Forming instructions for 1-2 day old dough: Roll the dough into a big oval, 12-14 inches wide and 10-12 inches tall.  Place the dough oval on a baking sheet or a parchment paper lined baking sheet---its OK if the sheet is too small at this point because we roll up the edges of the dough to make the sides.  Roll up the edges, starting on the wide sides, to create a football or wide canoe-shaped bread bowl, pinching the ends to make a strong seal.  The inner enclosed roundish depression should be at least 6 inches in diameter.  Fill this depression with cheese.  The cheese will mound up above the rim, but if it is more than twice the height of the dough wall, you might want to slightly stretch the dough to give the cheese a little more space to puddle.  Cover the filled dough with plastic to rise for another half hour or so.  Bake it at 350 F until the dough starts to gently brown and the cheese is bubbling in the center.  You can experiment with higher temperatures to get different flavors and more browning, but with increased risk that the cheese will go a bit greasy.

Forming instructions for older dough: Roll the dough into a big oval as above.  Put the oval on some parchment.  Divide the cheese mix into two quarters and a half.  Line each of the long edges of the dough with one quarter of the cheese and then roll up the edges as above to form high sides around a six-inch diameter depression.  Pinch the ends to make a good seal and fill the center with the remaining cheese.  The problem with older dough is that it won’t rise as well, but by building some of the cheese into the walls themselves, we get higher walls and we’ve got less cheese to contain in the central depression.  Bake at 350 F until the dough starts to brown and the cheese is bubbling in the center.  Usually the cheese-stuffed crusts rupture and spill into the central reservoir, but not before the height is set and sufficient to contain all the cheese.  This version is not quite as nice, in my opinion, because the filled crust is a ways a little wet on the inside.

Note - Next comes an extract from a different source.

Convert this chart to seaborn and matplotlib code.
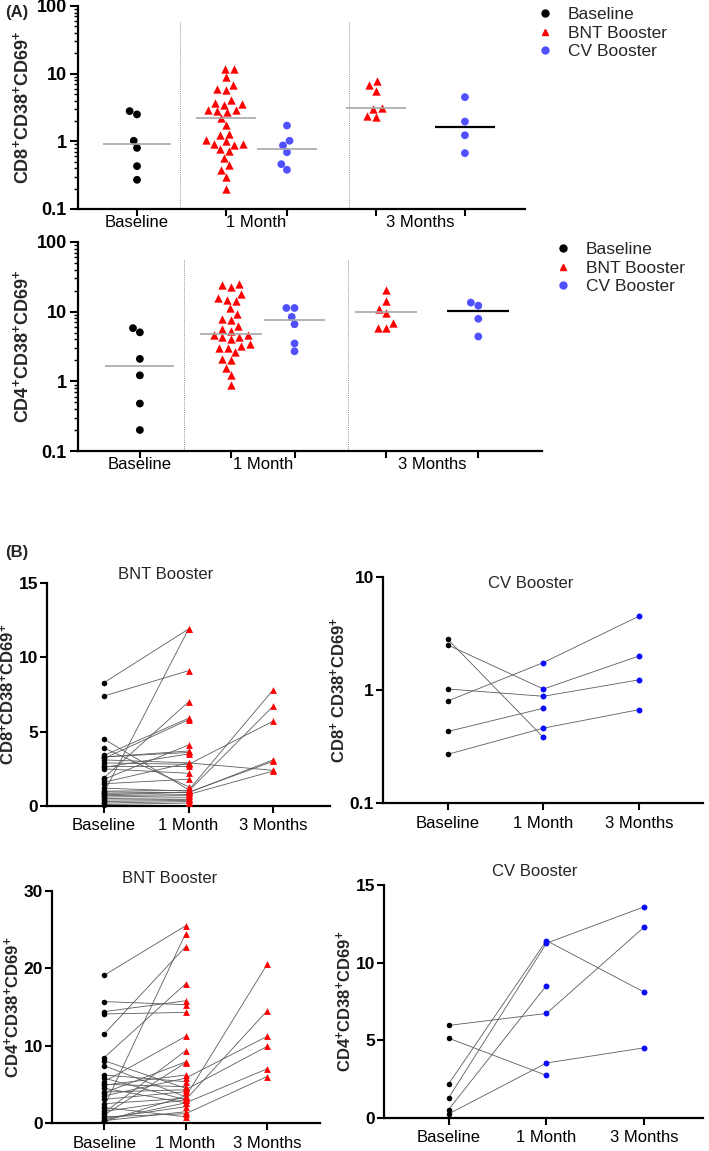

Serving:  Whichever version you make, while the Khachapuri is still hot, make a little depression in the center of the cheese puddle.  Drop in an egg yolk and a tablespoon of good butter.  Quickly present this to your dinner companions and then stir the whole mess together with a fork to lightly cook the egg and emulsify the cheese-butter puddle.  Rip off the ends (and eventually the walls) to dredge through the slowly coagulating cheese.  Once the cheese has hardened a bit, you can cut the remains into pieces with a knife or pizza wheel.  Try it with a tannic amber wine, like the 2020 Marginalia Amber Wine, and a plate of herbs, pickles, and raw vegetables.